UNIVERSITY OF WISCONSIN-MADISON
Computer Sciences Department |
||
CS 736
Fall 2019 |
Barton Miller |
The project suggestions below are briefly stated. They are intended to guide you into particular areas and you are expected to expand these suggestions into a full project descriptions. This gives you more freedom in selecting an area and more burden in defining your own project. There may be more issues listed for a project than you can cover. If you have a topic of your own that is not listed below, you should come and talk with me so we can work out a reasonable project description.
You will write a paper that reports on your project. This paper will structured as if you were going to submit it to a conference. I will provide more details on the project report later in the semester.
You should work in teams of two people (and, in certain cases three people) on the project and report.
Macro-benchmarking: In this step, you will try to understand what are the critical performance measures for your system. For example, a database system might use transactions/second, data transfer rates, and transaction latency. You will also look at overall performance measures like CPU utilization and I/O rates.
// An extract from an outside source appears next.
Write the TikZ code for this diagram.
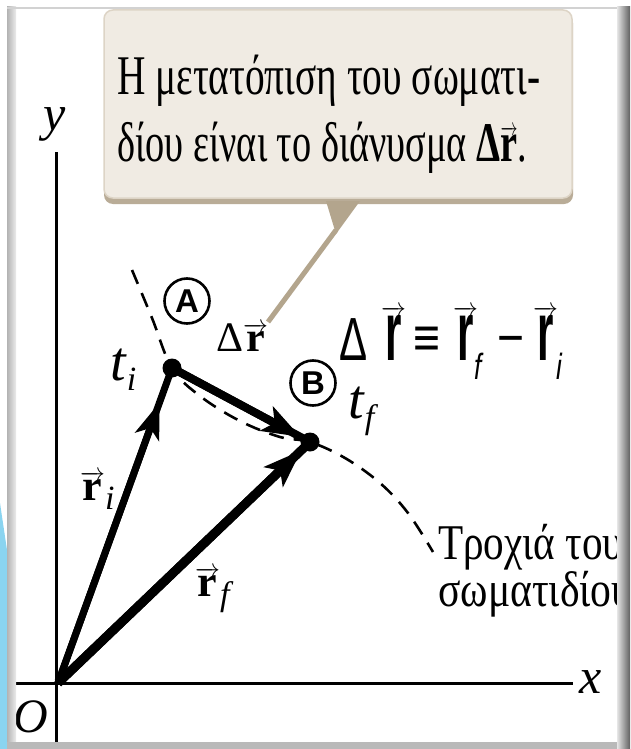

Micro-benchmarking: Once you have your macro numbers, you then need to explain why your behaves that way. That will require detailed performance measures of parts of your code and the system.
You will need to find tools to help you do this benchmarking.
There are some obvious Linu utilities for helping (such as top
, and you can
also write you own custom tools.
Plus there are tools like Intel's highly regarded Vtune
product and research
tools like HPCToolkit
from Rice University.
For your proposal, you will need to select a system, come up with an initial set of benchmarks to collect, and investigate some tools.
As a product of this project, we would like to provide: (1) an update of the tool set that can be used by other developers, (2) bug reports for the software vendors, and (3) bug fixes for these bugs.
The idea is to apply random testing to thread scheduling. The goal of this project is to test multi-threaded programs by randomizing and biasing the thread scheduler. Such randomization and bias has the potential to expose synchronization problems in multi-thread programs. As multi-core processors are increasing the prevalence of multi-threaded programs, such testing only becomes more interesting.
You will have to choose a threading environment, probably pthreads
,
understand what type of controls an application program has over the
scheduling decisions, and how you will manipulate these controls
under test.
You will also have to choose a set of programs to test and (when you
find bugs), identify the causes of the bugs.
Note that this debugging step can be quite challenging.
condition
.
You will first figure out how to extend the language grammar to support explicit condition variables, including: (1) declaration of this new type of variable, (2) syntax checks to restrict their use to synchronized classes and methods, and (3) explicitly naming the variables to use them.
You will then select an open source Java compiler and figure out how to modify the compiler to allow these declarations and generate the proper byte code. Once you have done that, you will write some sample programs to demonstrate their use.
A working assumption, that you will have to verify, is that the Java Virtual Machine byte code can support these mechanisms without any modification.
Our scalability infrastructure, called MRNet (Multicast Reduction Network), is good for large scale control and monitoring, stream data processing, and parallel applications. This infrastructure has been used to build tools that control more than a million processes or cluster billion of data points.
Benjamin Welton and Barton P. Miller, The Anatomy of Mr. Scan: A Dissection of Performance of an Extreme Scale GPU-Based Clustering Algorithm, Workshop on Latest Advances in Scalable Algorithms for Large-Scale Systems (ScalA '14), New Orleans, LA, November 2014.
The goal of this assignment is to build a scalable program or tool based on MRNet. One possible project is to start with the collection of up to a billion (!) Tweets that we can provide to you, and then you will design and implement a program that analyzes these Tweets to extract some common characteristics of the data. You can also develop your own idea (in consultation with Bart) for a scalable program or tool. Whichever idea you choose, you will get the program working and benchmark its performance to understand its limits on scalability.
Your project proposal will describe your goals, methods, implementation outline, evaluation criteria, and resources needed. You will need to describe the basic problem that you will be addressing.
Provide a more detailed description of how you will approach the problem. This description should be contain much more detail than the brief paragraphs given above. Specifically, you will need to describe:
Project proposals will typically be three to four pages, formatted the same as you did for the first paper.
It it crucial that you discuss your approach with me before you write your proposal. This will allow you make a quick start.
It is also crucial that you keep to your plan (or even ahead of it); if you try to do all of your project in the last week or two, you will crash and burn.
In general, a referee report starts with a summary of the main idea(s) in the paper, and then has an overall statement of the quality. You should then review the main technical ideas. In addition, either a marked-up copy of the paper, with typos and related errors, or a summary of typos and related errors should be given to the authors.